Roberts also creates picture books for younger readers, some in collaboration with other writers. The best known may be those written by the 2011–2013 Children's Laureate, Julia Donaldson (Tyrannosaurus Drip, The Troll and most recently Jack and the Flum Flum Tree). Others include Iggy Peck, Architect by Andrea Beaty, Dear Tabby by Carolyn Crimi, Mrs Crump's Cat by Linda Smith, Hopping Mad by Michael Catchpool, Don't Say That Willy Nilly by Anna Powell and The Dunderheads by Paul Fleischman which was shortlisted for the Kate Greenaway Medal in 2010.

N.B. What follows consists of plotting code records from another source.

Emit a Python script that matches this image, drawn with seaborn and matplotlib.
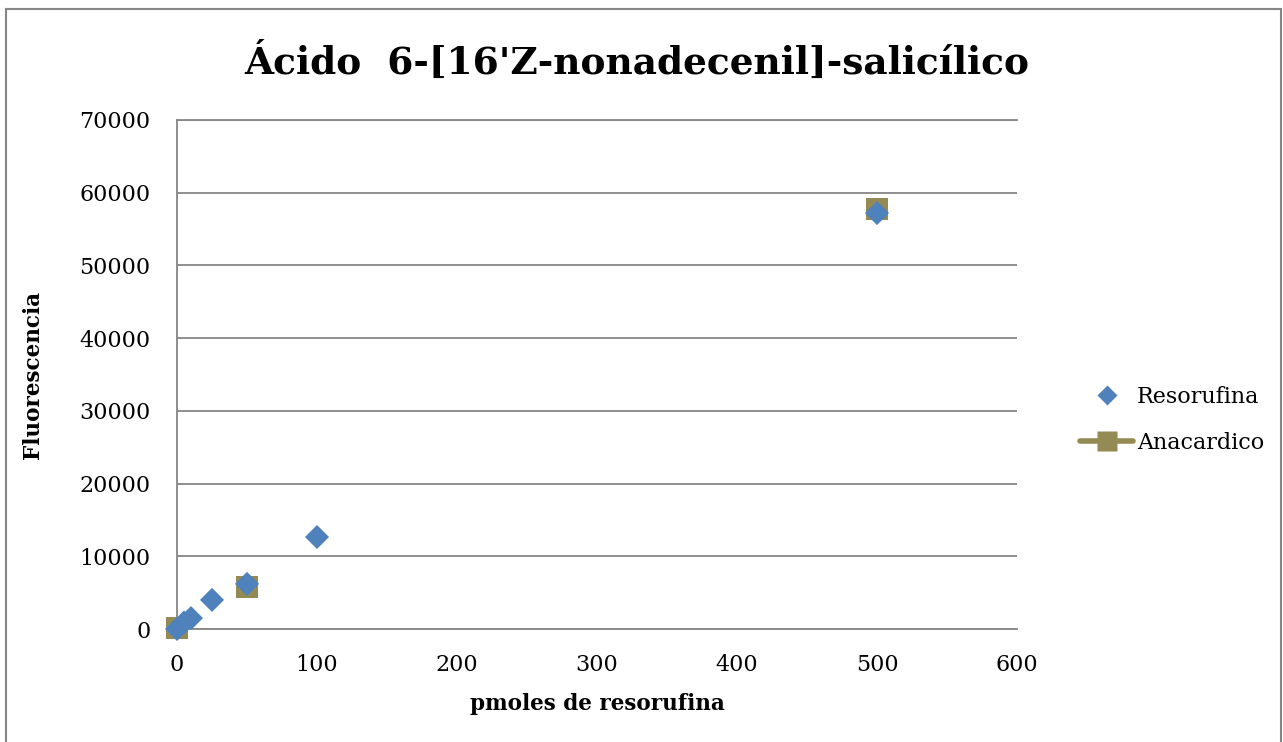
import matplotlib
matplotlib.use("Agg")
import matplotlib.pyplot as plt
from matplotlib.lines import Line2D
from matplotlib.patches import Rectangle
import seaborn as sns
import pandas as pd

# Calibration series: pmol of resorufin vs fluorescence
resorufina_x = [0, 5, 10, 25, 50, 100, 500]
resorufina_y = [0, 900, 1500, 4000, 6200, 12650, 57200]

# Anacardic acid series
anacardico_x = [0, 50, 500]
anacardico_y = [100, 5800, 57800]

x_ticks = [0, 100, 200, 300, 400, 500, 600]
y_ticks = [0, 10000, 20000, 30000, 40000, 50000, 60000, 70000]

sns.set_theme(style="white")
plt.rcParams["font.family"] = ["DejaVu Serif"]
plt.rcParams["text.color"] = "black"
plt.rcParams["axes.labelcolor"] = "black"
plt.rcParams["xtick.color"] = "black"
plt.rcParams["ytick.color"] = "black"

blue = "#4f81bd"
olive = "#948a54"
grid_gray = "#868686"

fig = plt.figure(figsize=(12.83, 7.42), dpi=100)
W, H = 1283, 742
ax = fig.add_axes([177 / W, 1 - 629 / H, (1017 - 177) / W, (629 - 120) / H])

df_a = pd.DataFrame({"x": anacardico_x, "y": anacardico_y})
df_r = pd.DataFrame({"x": resorufina_x, "y": resorufina_y})

sns.scatterplot(data=df_a, x="x", y="y", marker="s", s=260, color=olive,
                edgecolor="none", ax=ax, zorder=3, clip_on=False)
sns.scatterplot(data=df_r, x="x", y="y", marker="D", s=150, color=blue,
                edgecolor="none", ax=ax, zorder=4, clip_on=False)

ax.set_xlim(0, 600)
ax.set_ylim(0, 70000)
ax.set_xticks(x_ticks)
ax.set_yticks(y_ticks)
ax.set_xticklabels([str(v) for v in x_ticks], fontsize=16)
ax.set_yticklabels([str(v) for v in y_ticks], fontsize=16)
ax.tick_params(axis="y", length=0, pad=19)
ax.tick_params(axis="x", length=0, pad=18)
ax.yaxis.grid(True, color=grid_gray, linewidth=1.3)
ax.set_axisbelow(True)
ax.spines["right"].set_visible(False)
for side in ["left", "bottom", "top"]:
    ax.spines[side].set_color(grid_gray)
    ax.spines[side].set_linewidth(1.3)
    ax.spines[side].set_zorder(0.5)

ax.set_xlabel("pmoles de resorufina", fontsize=15.5, fontweight="bold", labelpad=12)
ax.set_ylabel("Fluorescencia", fontsize=15.5, fontweight="bold")
ax.yaxis.set_label_coords(-(177 - 44) / (1017 - 177), 0.5)

fig.text(637 / W, 1 - 62 / H, "Ácido  6-[16'Z-nonadecenil]-salicílico",
         ha="center", va="center", fontsize=27, fontweight="bold")

handles = [
    Line2D([], [], color=blue, marker="D", linestyle="none", markersize=10,
           markeredgecolor="none"),
    Line2D([], [], color=olive, marker="s", linestyle="-", linewidth=4,
           markersize=14, markeredgecolor="none", solid_capstyle="round"),
]
fig.legend(handles, ["Resorufina", "Anacardico"], loc="center left",
           bbox_to_anchor=(1060 / W, 1 - 420 / H), frameon=False, fontsize=16,
           handlelength=2.4, handletextpad=0.15, labelspacing=1.1)

fig.patches.append(Rectangle((6 / W, -0.01), (1281 - 6) / W, 1 - 9 / H + 0.01,
                             transform=fig.transFigure, fill=False,
                             edgecolor=grid_gray, linewidth=1.5))

fig.savefig("out.png", dpi=100, facecolor="white")
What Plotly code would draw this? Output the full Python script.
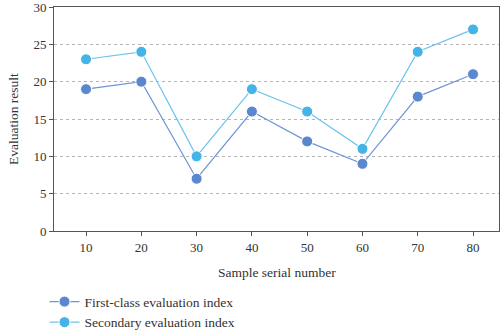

The Dirty Bertie character first appeared in two books penned by Roberts himself, Dirty Bertie in 2002 and Pooh! Is That You, Bertie? in 2004. Since then he has worked with Alan MacDonald to create a series for older readers with titles such as Burp, Fetch, Kiss and Pants.

His sister Lynn Roberts is also a writer and the siblings have collaborated on several retellings of fairy stories, including Rapunzel: A Groovy Fairy Tale, which was shortlisted for a Blue Peter Book Award, and Little Red: A Fizzingly Good Yarn, which was shortlisted for the Kate Greenaway Medal.

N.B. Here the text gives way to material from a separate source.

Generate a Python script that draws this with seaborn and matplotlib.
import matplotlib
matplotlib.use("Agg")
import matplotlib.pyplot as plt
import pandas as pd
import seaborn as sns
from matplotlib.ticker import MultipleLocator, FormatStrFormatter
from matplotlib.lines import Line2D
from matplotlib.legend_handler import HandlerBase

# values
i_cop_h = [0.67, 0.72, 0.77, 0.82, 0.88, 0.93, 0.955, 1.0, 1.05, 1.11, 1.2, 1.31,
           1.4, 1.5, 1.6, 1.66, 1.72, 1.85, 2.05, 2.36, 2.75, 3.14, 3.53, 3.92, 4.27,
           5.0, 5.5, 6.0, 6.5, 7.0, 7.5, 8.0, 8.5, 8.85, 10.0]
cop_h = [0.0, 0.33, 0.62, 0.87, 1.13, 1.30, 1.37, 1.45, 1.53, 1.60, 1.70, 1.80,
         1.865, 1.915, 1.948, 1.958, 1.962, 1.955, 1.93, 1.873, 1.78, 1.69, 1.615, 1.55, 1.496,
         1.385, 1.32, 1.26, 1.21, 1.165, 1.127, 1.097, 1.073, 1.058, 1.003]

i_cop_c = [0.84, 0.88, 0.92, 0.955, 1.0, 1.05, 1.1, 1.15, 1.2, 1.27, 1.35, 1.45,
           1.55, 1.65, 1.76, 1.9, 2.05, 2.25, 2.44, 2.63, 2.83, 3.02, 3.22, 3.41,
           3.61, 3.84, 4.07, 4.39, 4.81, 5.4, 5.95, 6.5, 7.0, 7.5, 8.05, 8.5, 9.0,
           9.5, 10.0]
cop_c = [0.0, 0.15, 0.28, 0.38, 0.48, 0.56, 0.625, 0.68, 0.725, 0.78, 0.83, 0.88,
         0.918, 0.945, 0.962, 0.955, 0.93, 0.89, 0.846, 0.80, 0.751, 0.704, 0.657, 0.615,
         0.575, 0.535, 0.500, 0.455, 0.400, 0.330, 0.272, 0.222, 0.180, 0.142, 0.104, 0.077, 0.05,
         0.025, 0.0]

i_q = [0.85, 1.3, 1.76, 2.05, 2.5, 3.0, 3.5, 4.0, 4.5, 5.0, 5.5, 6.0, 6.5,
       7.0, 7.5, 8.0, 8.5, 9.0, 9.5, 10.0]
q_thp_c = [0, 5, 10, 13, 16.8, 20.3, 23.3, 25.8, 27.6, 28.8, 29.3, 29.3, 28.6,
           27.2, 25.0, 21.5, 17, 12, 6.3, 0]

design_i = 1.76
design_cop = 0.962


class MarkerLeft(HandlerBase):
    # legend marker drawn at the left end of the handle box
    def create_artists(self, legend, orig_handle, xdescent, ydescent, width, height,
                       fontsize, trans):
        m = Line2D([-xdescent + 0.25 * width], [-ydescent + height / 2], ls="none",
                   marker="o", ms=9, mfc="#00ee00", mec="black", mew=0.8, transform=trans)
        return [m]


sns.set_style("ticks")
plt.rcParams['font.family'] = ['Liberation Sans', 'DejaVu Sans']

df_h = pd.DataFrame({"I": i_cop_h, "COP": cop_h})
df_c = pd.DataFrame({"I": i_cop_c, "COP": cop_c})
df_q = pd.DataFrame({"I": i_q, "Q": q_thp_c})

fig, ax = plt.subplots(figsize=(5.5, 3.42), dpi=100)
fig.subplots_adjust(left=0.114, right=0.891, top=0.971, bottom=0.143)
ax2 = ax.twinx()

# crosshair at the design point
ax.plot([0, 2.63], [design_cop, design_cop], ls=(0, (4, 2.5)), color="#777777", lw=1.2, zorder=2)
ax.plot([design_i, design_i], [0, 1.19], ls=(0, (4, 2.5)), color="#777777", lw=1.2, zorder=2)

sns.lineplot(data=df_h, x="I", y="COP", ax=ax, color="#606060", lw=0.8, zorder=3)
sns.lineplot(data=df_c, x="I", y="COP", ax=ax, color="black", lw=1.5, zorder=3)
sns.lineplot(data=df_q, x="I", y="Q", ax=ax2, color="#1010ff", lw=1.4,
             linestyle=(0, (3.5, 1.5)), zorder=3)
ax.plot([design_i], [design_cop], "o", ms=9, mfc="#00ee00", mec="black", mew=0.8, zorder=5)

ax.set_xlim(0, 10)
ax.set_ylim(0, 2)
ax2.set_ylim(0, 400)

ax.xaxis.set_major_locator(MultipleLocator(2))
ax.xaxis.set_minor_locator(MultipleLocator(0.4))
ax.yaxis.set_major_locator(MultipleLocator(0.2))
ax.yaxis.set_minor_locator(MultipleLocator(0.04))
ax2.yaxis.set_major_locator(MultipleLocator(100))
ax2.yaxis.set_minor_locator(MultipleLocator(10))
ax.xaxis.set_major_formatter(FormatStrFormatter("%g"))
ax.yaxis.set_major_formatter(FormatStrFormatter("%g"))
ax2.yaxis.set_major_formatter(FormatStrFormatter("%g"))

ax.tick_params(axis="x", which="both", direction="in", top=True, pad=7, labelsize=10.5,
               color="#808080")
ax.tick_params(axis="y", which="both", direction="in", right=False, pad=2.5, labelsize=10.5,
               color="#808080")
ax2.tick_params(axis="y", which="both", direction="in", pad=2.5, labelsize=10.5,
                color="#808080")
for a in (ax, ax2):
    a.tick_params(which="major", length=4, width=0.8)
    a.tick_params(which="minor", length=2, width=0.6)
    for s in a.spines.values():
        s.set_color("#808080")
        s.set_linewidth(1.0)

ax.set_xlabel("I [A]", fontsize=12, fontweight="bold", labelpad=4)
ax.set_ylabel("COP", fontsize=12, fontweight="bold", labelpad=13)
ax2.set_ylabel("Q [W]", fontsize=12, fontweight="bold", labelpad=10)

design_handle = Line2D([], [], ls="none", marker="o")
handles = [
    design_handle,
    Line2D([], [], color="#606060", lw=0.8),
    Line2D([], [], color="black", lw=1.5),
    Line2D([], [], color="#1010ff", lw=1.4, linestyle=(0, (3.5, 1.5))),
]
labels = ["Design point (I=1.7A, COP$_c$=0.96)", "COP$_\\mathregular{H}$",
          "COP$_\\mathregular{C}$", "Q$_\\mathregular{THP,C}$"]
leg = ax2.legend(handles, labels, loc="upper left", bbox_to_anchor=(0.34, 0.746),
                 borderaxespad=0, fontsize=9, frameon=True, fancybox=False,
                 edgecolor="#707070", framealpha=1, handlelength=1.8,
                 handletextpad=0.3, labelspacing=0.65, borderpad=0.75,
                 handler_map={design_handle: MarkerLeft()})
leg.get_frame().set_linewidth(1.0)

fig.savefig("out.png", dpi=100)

Roberts has also illustrated the series Wings & Co: The Fairy Detective Agency by Sally Gardner (Operation Bunny: the fairy detective agency's first case, Three Pickled Herrings and The Vanishing of Billy Buckle as of 2013) and the covers for a reprint of Enid Blyton's St Clare's books.

From 2015 Roberts began illustrating "The Bolds" series of books by Julian Clary.